Die Stiftung «Solodaris» feiert die erfolgreiche Integration der Wohngruppe «Nos Cresco». Die betreute Wohngemeinschaft schafft Platz für acht psychisch behinderte junge Erwachsene.
Acht junge Leute wohnen zusammen in einer Jugendstilvilla in Selzach. Sie kochen gemeinsam und kümmern sich um Haushalt und Garten – Dinge eben, die zum selbstständigen Wohnen gehören. Dennoch handelt es sich nicht um eine gewöhnliche WG: Die acht Mitbewohner leiden an einer psychischen Krankheit, die sie daran hindert, eigenständig den Alltag zu bewältigen.
Hier knüpft das Projekt «Nos Cresco» an. Es handelt sich um eine betreute Wohngemeinschaft für psychisch behinderte junge Erwachsene – eine Wohnform am Scharnier zwischen Heim- und Alleinwohnen. «Das Fernziel ist eine eigene Wohnung», erklärt Regula Straumann, Leiterin von «Nos Cresco». 2004 hat die Psychiatriefachfrau das Projekt in Selzach selbstständig aufgezogen. Seit Anfang dieses Jahres ist die Wohngruppe nun Teil der Stiftung «Solodaris», die aus dem Wohnheim und Beschäftigungsstätte «Wyssestei» und dem Verein «Solodaris» hervorgegangen ist.
Synergien nutzen
Letzte Woche lud die Stiftung nach Selzach, um die gelungene Integration zu feiern. Geschäftsführer Daniel Wermelinger hiess «Nos Cresco» herzlich willkommen: «Ihr seid eine Bereicherung für uns». Mit «Nos Cresco» sei es gelungen, eine Lücke im Angebot des Kantons zu schliessen, würdigte Wermelinger die Arbeit von Regula Straumann. «Mit Herzblut und Innovation» habe diese das Projekt aufgebaut; «Nos Cresco» sei erfolgreich gestartet und auf grosse Akzeptanz auch innerhalb der Szene gestossen. Straumann gibt für den Zusammenschluss wirtschaftliche und personelle Gründe an: «Die administrativen Anforderungen machen es einem kleinen Betrieb schwer.» Nun wolle man von Inputs und Ideen aus dem Austausch mit anderen profitieren.
«Es bieten sich gute Synergieeffekte», doppelte Wermelinger nach: Obwohl Solodaris eigentlich nicht mehr habe wachsen wollte, habe man sich diese Chance nicht entgehen lassen wollen.
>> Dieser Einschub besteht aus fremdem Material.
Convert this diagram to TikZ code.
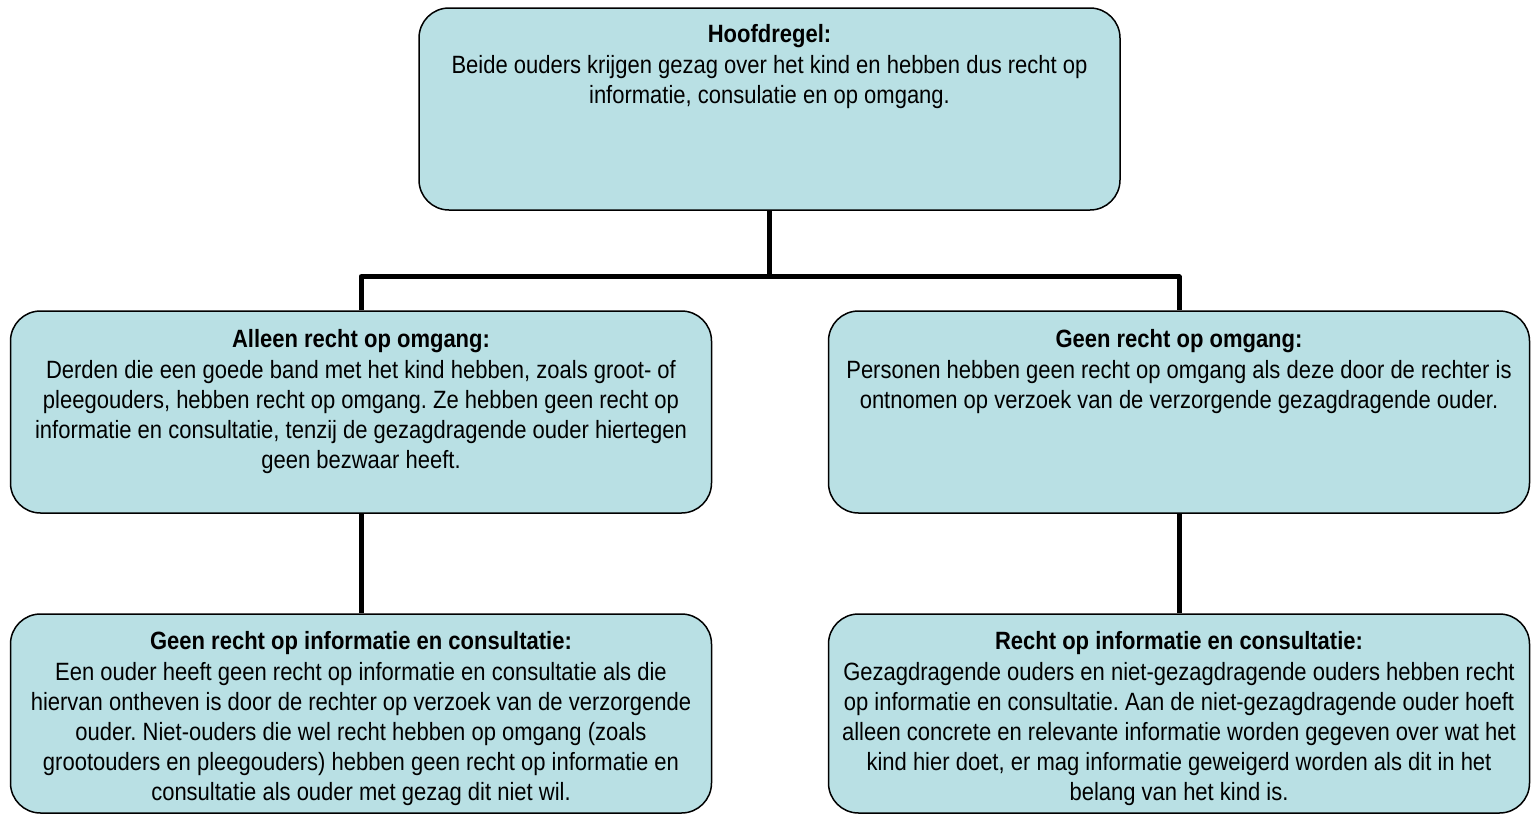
\documentclass[tikz,border=0pt]{standalone}
\usepackage{fontspec}
\setmainfont[FakeStretch=0.88]{Liberation Sans}
\frenchspacing
\definecolor{boxfill}{RGB}{185,224,228}
\begin{document}
\begin{tikzpicture}[x=1pt,y=-1pt,line join=round,
    kader/.style={draw=black,line width=1.5pt,fill=boxfill,rounded corners=30pt,
      minimum width=701pt,minimum height=202pt,inner sep=0pt},
    tekst/.style={anchor=north,align=center,inner sep=0pt,
      font=\fontsize{25}{30}\selectfont},
    lijn/.style={line width=5pt}]
  \useasboundingbox (0,0) rectangle (1535,814);
  % boxes
  \node[kader] (hoofd) at (769.5,109) {};
  \node[kader] (alleen) at (361,412) {};
  \node[kader] (geen) at (1179,412) {};
  \node[kader,minimum height=199pt] (geeninfo) at (361,713.5) {};
  \node[kader,minimum height=199pt] (info) at (1179,713.5) {};
  % connectors
  \draw[lijn] (hoofd.south) -- ++(0,66) coordinate (split);
  \draw[lijn] (alleen.north) |- (split) -| (geen.north);
  \draw[lijn] (alleen.south) -- (geeninfo.north);
  \draw[lijn] (geen.south) -- (info.north);
  % texts
  \node[tekst] (t-hoofd) at (769.5,24) {\textbf{Hoofdregel:}\\[1pt]
    Beide ouders krijgen gezag over het kind en hebben dus recht op\\
    informatie, consulatie en op omgang.};
  \node[tekst] (t-alleen) at (361,329) {\textbf{Alleen recht op omgang:}\\[1pt]
    Derden die een goede band met het kind hebben, zoals groot- of\\
    pleegouders, hebben recht op omgang. Ze hebben geen recht op\\
    informatie en consultatie, tenzij de gezagdragende ouder hiertegen\\
    geen bezwaar heeft.};
  \node[tekst] (t-geen) at (1179,329) {\textbf{Geen recht op omgang:}\\[1pt]
    Personen hebben geen recht op omgang als deze door de rechter is\\
    ontnomen op verzoek van de verzorgende gezagdragende ouder.};
  \node[tekst] (t-geeninfo) at (361,631) {\textbf{Geen recht op informatie en consultatie:}\\[1pt]
    Een ouder heeft geen recht op informatie en consultatie als die\\
    hiervan ontheven is door de rechter op verzoek van de verzorgende\\
    ouder. Niet-ouders die wel recht hebben op omgang (zoals\\
    grootouders en pleegouders) hebben geen recht op informatie en\\
    consultatie als ouder met gezag dit niet wil.};
  \node[tekst] (t-info) at (1179,631) {\textbf{Recht op informatie en consultatie:}\\[1pt]
    Gezagdragende ouders en niet-gezagdragende ouders hebben recht\\
    op informatie en consultatie. Aan de niet-gezagdragende ouder hoeft\\
    alleen concrete en relevante informatie worden gegeven over wat het\\
    kind hier doet, er mag informatie geweigerd worden als dit in het\\
    belang van het kind is.};
\end{tikzpicture}
\end{document}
Die Wohngemeinschaft soll «Solodaris» nun ergänzen und dennoch eigenständig bleiben. «Ziel war es, einen Neustart zu begehen und doch die bestehende Kultur zu bewahren und das Personal mitzunehmen.» Solodaris ist inzwischen die zweitgrösste Behinderteninstitution im Kanton und bietet 200 Plätze in betreuten Wohnverhältnissen und 118 Arbeitsplätze für Menschen mit Behinderung.
Selbstständigkeit erlernen
Das Angebot in Selzach richtet sich nur an 18 bis 30-jährige Menschen mit einer psychischen Behinderung. «Nos Cresco» bietet den jungen Leuten eine Tagesstruktur und begleitet sie im Alltag. «Ziel ist es zu lernen, Verantwortung im Hinblick auf eine eigenständigere Wohnform zu übernehmen», so Straumann. Dies fange bei der Verwaltung von Geld oder den einzunehmenden Medikamenten an und umfasse auch etwa die Freizeitgestaltung oder das Aufbauen eines Freundeskreises. Das Angebot ist geprägt von spezifischen Themen junger Erwachsener – dazu gehört der Loslösungsprozess von den Eltern, Auseinandersetzungen in der Gruppe und der Kontakt zur Aussenwelt. «Dieses junge Element macht den Job dynamischer, aber auch anspruchsvoller», anerkannte Wermelinger. Er überreichte der WG einen Gutschein für einen gemeinsamen Ausgang und eine Wetterfahnenfigur in Form eines galoppierenden Pferdes: «Ich hoffe, ihr werdet uns auf Trab halten.»